The Chung-Graham Expansion
Sungkon Chang
TL;DR
This work generalizes the Chung-Graham expansion by showing that every positive integer admits a unique expansion using Fibonacci terms with equally spaced indices $F_{2+d(k-1)}$, for fixed even $d$. It defines the Chung-Graham rule with bounds $A=K_d-1$ and $B=F_{2+d}-1$, proves existence and uniqueness of expansions via a constructive induction and a lexicographic-block approach, and develops a detailed combinatorial framework of coefficient sequences and blocks. Central to the result is a maximal coefficient sequence $\beta^{(n)}$ and a block-decomposition theory that yields a well-defined, order-based construction of all feasible coefficient sequences; this leads to a bijection between coefficient sequences and positive integers through the evaluation map.

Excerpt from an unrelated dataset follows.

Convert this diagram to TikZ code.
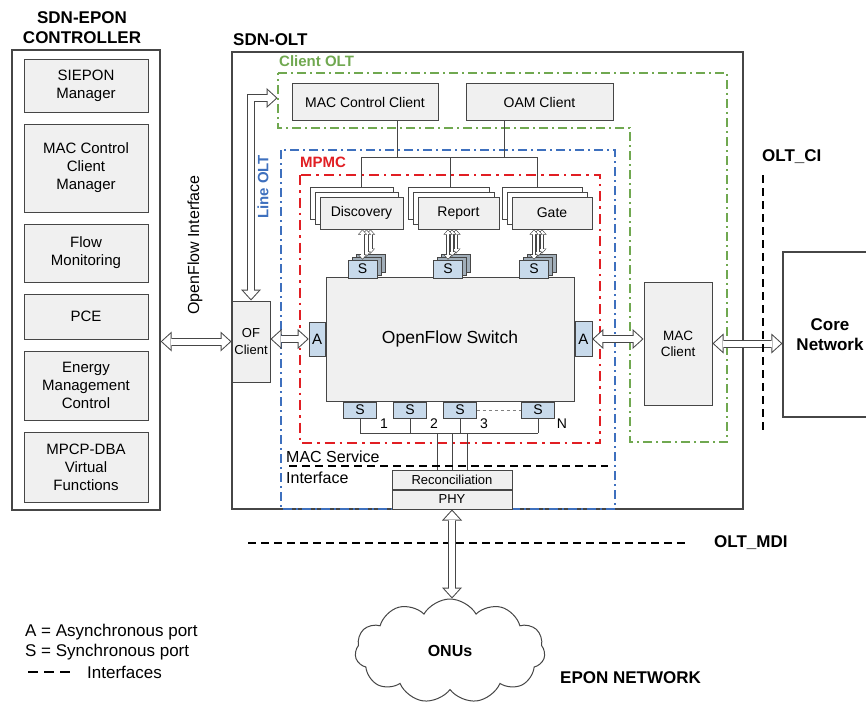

The findings extend Zeckendorf-type representations to broader Fibonacci-indexed subsequences and provide a robust, constructive method for obtaining unique representations with equally-spaced Fibonacci terms, with potential applications to financial series, combinatorial encoding, and number representations.
Abstract
Chung and Graham introduced a method to uniquely represent each positive integer using even-indexed Fibonacci terms. We generalize this result to represent each positive integer using other Fibonacci terms with equally-spaced indices.